**DO THIS:**
Repeat, exactly and in full, the lines of the listing below, but without any pictures.

**SUPPLIED INFORMATION:**
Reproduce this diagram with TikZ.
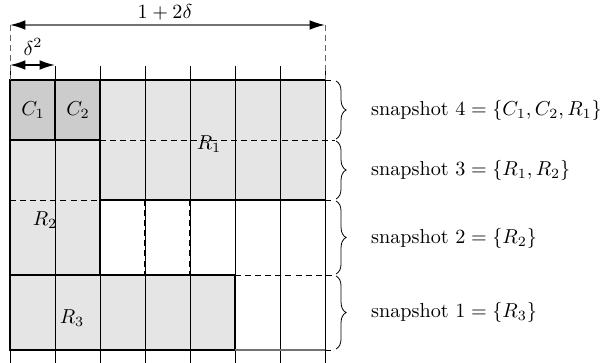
\documentclass[tikz,border=0pt]{standalone}
\usetikzlibrary{arrows.meta}
\usetikzlibrary{decorations.pathreplacing}
\tikzset{
	gridline/.style={line width=0.4pt},
	border/.style={line width=0.9pt},
	mydash/.style={dashed, dash pattern=on 3pt off 2pt},
	lightcell/.style={fill=black!10},
	darkcell/.style={fill=black!20},
	dimarrow/.style={{Latex[length=2.7mm, width=1.7mm, color=black]}-{Latex[length=2.7mm, width=1.7mm, color=black]}},
	snapbrace/.style={decorate, decoration={brace, amplitude=5pt}},
}

\begin{document}
\begin{tikzpicture}[x=0.01742cm, y=-0.01742cm]
	\useasboundingbox (0,0) rectangle (601,363);
	% shaded regions
	\fill[lightcell] (100,80) rectangle (325,200);
	\fill[lightcell] (10,140) rectangle (100,275);
	\fill[lightcell] (10,275) rectangle (235,350);
	\fill[darkcell] (10,80) rectangle (100,140);
	% grid
	\foreach \i in {0,...,7}
		\draw[gridline] (10+45*\i, 66) -- (10+45*\i, 363);
	\draw[mydash, line width=0.55pt] (145,200) -- (145,275);
	\draw[mydash, line width=0.55pt] (190,200) -- (190,275);
	% borders
	\draw[border] (10,80) -- (325,80);
	\draw[border] (10,80) rectangle (55,140);
	\draw[border] (55,80) rectangle (100,140);
	\draw[border] (100,140) -- (100,200) -- (325,200);
	\draw[border] (100,200) -- (100,275);
	\draw[border] (10,140) -- (10,350) -- (235,350) -- (235,275) -- (10,275);
	\draw[border, black!55] (235,350) -- (325,350);
	% dashed extensions
	\draw[mydash] (100,140) -- (335,140);
	\draw[mydash] (10,200) -- (100,200);
	\draw[mydash] (235,275) -- (335,275);
	\foreach \y in {80,200,350}
		\draw[mydash] (325,\y) -- (335,\y);
	% dimensions
	\coordinate (wL) at (10,25);
	\coordinate (wR) at (325,25);
	\coordinate (cL) at (10,65);
	\coordinate (cR) at (55,65);
	\draw[mydash, black!60] (wL) -- (10,80);
	\draw[mydash, black!60] (wR) -- (325,80);
	\draw[dimarrow, black!55, thick] (wL) -- (wR);
	\draw[dimarrow, thick] (cL) -- (cR);
	\node (wlabel) at (165,12) {$1+2\delta$};
	\node (clabel) at (33,47) {$\delta^2$};
	% cell labels
	\node (c1) at (33,110) {$C_1$};
	\node (c2) at (78,110) {$C_2$};
	\node (r1) at (209,144) {$R_1$};
	\node (r2) at (45,220) {$R_2$};
	\node (r3) at (72,318) {$R_3$};
	% snapshots
	\draw[snapbrace] (336,81) -- (336,139);
	\draw[snapbrace] (336,141) -- (336,199);
	\draw[snapbrace] (336,201) -- (336,274);
	\draw[snapbrace] (336,276) -- (336,349);
	\node[anchor=west] (snap4) at (364,110) {snapshot $4 = \{C_1, C_2, R_1\}$};
	\node[anchor=west] (snap3) at (364,170) {snapshot $3 = \{R_1, R_2\}$};
	\node[anchor=west] (snap2) at (364,238) {snapshot $2 = \{R_2\}$};
	\node[anchor=west] (snap1) at (364,312) {snapshot $1 = \{R_3\}$};
\end{tikzpicture}
\end{document}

**SOLUTION FOR THIS TASK:**
Reproduce this diagram with TikZ.
\documentclass[tikz,border=0pt]{standalone}
\usetikzlibrary{arrows.meta}
\usetikzlibrary{decorations.pathreplacing}
\tikzset{
	gridline/.style={line width=0.4pt},
	border/.style={line width=0.9pt},
	mydash/.style={dashed, dash pattern=on 3pt off 2pt},
	lightcell/.style={fill=black!10},
	darkcell/.style={fill=black!20},
	dimarrow/.style={{Latex[length=2.7mm, width=1.7mm, color=black]}-{Latex[length=2.7mm, width=1.7mm, color=black]}},
	snapbrace/.style={decorate, decoration={brace, amplitude=5pt}},
}

\begin{document}
\begin{tikzpicture}[x=0.01742cm, y=-0.01742cm]
	\useasboundingbox (0,0) rectangle (601,363);
	% shaded regions
	\fill[lightcell] (100,80) rectangle (325,200);
	\fill[lightcell] (10,140) rectangle (100,275);
	\fill[lightcell] (10,275) rectangle (235,350);
	\fill[darkcell] (10,80) rectangle (100,140);
	% grid
	\foreach \i in {0,...,7}
		\draw[gridline] (10+45*\i, 66) -- (10+45*\i, 363);
	\draw[mydash, line width=0.55pt] (145,200) -- (145,275);
	\draw[mydash, line width=0.55pt] (190,200) -- (190,275);
	% borders
	\draw[border] (10,80) -- (325,80);
	\draw[border] (10,80) rectangle (55,140);
	\draw[border] (55,80) rectangle (100,140);
	\draw[border] (100,140) -- (100,200) -- (325,200);
	\draw[border] (100,200) -- (100,275);
	\draw[border] (10,140) -- (10,350) -- (235,350) -- (235,275) -- (10,275);
	\draw[border, black!55] (235,350) -- (325,350);
	% dashed extensions
	\draw[mydash] (100,140) -- (335,140);
	\draw[mydash] (10,200) -- (100,200);
	\draw[mydash] (235,275) -- (335,275);
	\foreach \y in {80,200,350}
		\draw[mydash] (325,\y) -- (335,\y);
	% dimensions
	\coordinate (wL) at (10,25);
	\coordinate (wR) at (325,25);
	\coordinate (cL) at (10,65);
	\coordinate (cR) at (55,65);
	\draw[mydash, black!60] (wL) -- (10,80);
	\draw[mydash, black!60] (wR) -- (325,80);
	\draw[dimarrow, black!55, thick] (wL) -- (wR);
	\draw[dimarrow, thick] (cL) -- (cR);
	\node (wlabel) at (165,12) {$1+2\delta$};
	\node (clabel) at (33,47) {$\delta^2$};
	% cell labels
	\node (c1) at (33,110) {$C_1$};
	\node (c2) at (78,110) {$C_2$};
	\node (r1) at (209,144) {$R_1$};
	\node (r2) at (45,220) {$R_2$};
	\node (r3) at (72,318) {$R_3$};
	% snapshots
	\draw[snapbrace] (336,81) -- (336,139);
	\draw[snapbrace] (336,141) -- (336,199);
	\draw[snapbrace] (336,201) -- (336,274);
	\draw[snapbrace] (336,276) -- (336,349);
	\node[anchor=west] (snap4) at (364,110) {snapshot $4 = \{C_1, C_2, R_1\}$};
	\node[anchor=west] (snap3) at (364,170) {snapshot $3 = \{R_1, R_2\}$};
	\node[anchor=west] (snap2) at (364,238) {snapshot $2 = \{R_2\}$};
	\node[anchor=west] (snap1) at (364,312) {snapshot $1 = \{R_3\}$};
\end{tikzpicture}
\end{document}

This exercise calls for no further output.